The problem here is to evaluate $$ \int_0^\infty \frac{x}{(x^2 + a^2) \, \sin(\mu x)} dx $$ for $a,\mu >0.$ Clearly this integral doesn't converge in the usual sense, but we can calculate its Cauchy Principal Value.
My attempt was to integrate the function in the complex domain along a quartercircle-contour in the first quadrant, with little bumps at $z=ia$ and $z = \frac{n \pi}{\mu}, n \in \mathbb{N}_{>0}.$ The infinitely many poles along the positive real axis worry me.

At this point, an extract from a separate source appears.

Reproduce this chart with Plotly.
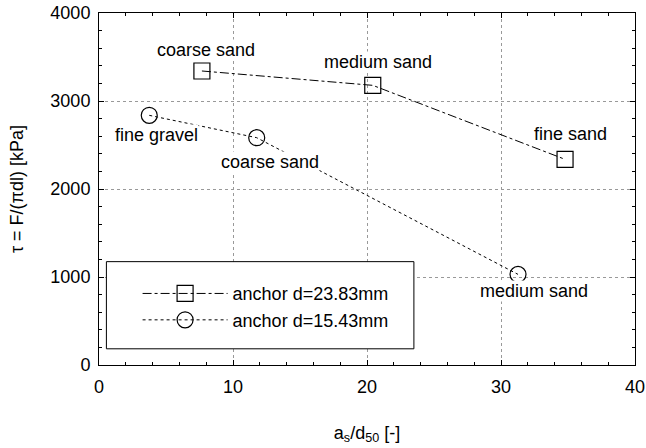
import plotly.graph_objects as go

# data
sq_x = [7.68, 20.43, 34.78]
sq_y = [3341, 3178, 2337]
sq_labels = ["coarse sand", "medium sand", "fine sand"]
ci_x = [3.75, 11.77, 31.27]
ci_y = [2837, 2583, 1030]
ci_labels = ["fine gravel", "coarse sand", "medium sand"]
label_sq_pos = [(8.0, 3580), (20.8, 3443), (35.2, 2621)]
label_ci_pos = [(4.3, 2610), (12.75, 2307), (32.47, 841)]

FONT = "Liberation Sans, Arial, sans-serif"
FS = 18

fig = go.Figure()
fig.add_trace(go.Scatter(
    x=sq_x, y=sq_y, mode="lines+markers", name="anchor d=23.83mm",
    line=dict(color="black", width=1, dash="dashdot"),
    marker=dict(symbol="square-open", size=16, color="black", line=dict(width=1.2)),
))
fig.add_trace(go.Scatter(
    x=ci_x, y=ci_y, mode="lines+markers", name="anchor d=15.43mm",
    line=dict(color="black", width=1, dash="dot"),
    marker=dict(symbol="circle-open", size=16, color="black", line=dict(width=1.2)),
))

for (px, py), t in zip(label_sq_pos + label_ci_pos, sq_labels + ci_labels):
    fig.add_annotation(x=px, y=py, text=t, showarrow=False,
                       font=dict(size=FS, color="black", family=FONT),
                       bgcolor="white", borderpad=0)

axis_common = dict(
    showline=True, linecolor="black", linewidth=1, mirror="ticks",
    ticks="inside", ticklen=5, tickcolor="black",
    showgrid=True, gridcolor="#999999", griddash="dot", gridwidth=1,
    zeroline=False, tickfont=dict(size=FS, color="black", family=FONT),
    automargin=False, ticklabeloverflow="allow",
)

fig.update_xaxes(range=[0, 40], dtick=10, ticklabelstandoff=5,
                 minor=dict(dtick=2, ticks="inside", ticklen=3, tickcolor="black", showgrid=False),
                 title=dict(text="a<sub>s</sub>/d<sub>50</sub> [-]", font=dict(size=FS, color="black", family=FONT), standoff=30),
                 **axis_common)
fig.update_yaxes(range=[0, 4000], dtick=1000, ticklabelstandoff=4,
                 minor=dict(dtick=200, ticks="inside", ticklen=3, tickcolor="black", showgrid=False),
                 title=dict(text="τ = F/(πdl) [kPa]", font=dict(size=FS, color="black", family=FONT), standoff=22),
                 **axis_common)

# legend frame
fig.add_shape(type="rect", xref="paper", yref="paper",
              x0=0.0138, x1=0.5875, y0=0.046, y1=0.2936,
              line=dict(color="black", width=1), fillcolor="white", layer="above")

fig.update_layout(
    width=646, height=448,
    margin=dict(l=99, r=11, t=13, b=83),
    paper_bgcolor="white", plot_bgcolor="white",
    font=dict(family=FONT, color="black"),
    showlegend=True,
    legend=dict(x=0.072, y=0.255, xanchor="left", yanchor="top",
                borderwidth=0, bgcolor="rgba(0,0,0,0)",
                font=dict(size=FS, color="black", family=FONT),
                itemwidth=85, tracegroupgap=0),
)

fig.write_html("out.html", config={"displayModeBar": False},
               post_script="document.body.style.margin='0';document.body.style.overflow='hidden';")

The residue at $\frac{n \pi}{\mu}$ is $ \frac{(-1)^n}{ a^2\mu^2 + \pi^2 n^2}$, so we should evaluate $\sum_{n=1}^{\infty} \frac{(-1)^n}{ a^2\mu^2 + \pi^2 n^2}. $
How can we do that? How can we evaluate this integral? I'd really appreciate an approach with contour integration.
Note: The solution is $$ PV \int_0^\infty \frac{x}{(x^2 + a^2) \, \sin(\mu x)} dx = \frac{\pi}{2 \, \sinh(\mu a)},$$ but I want to prove it.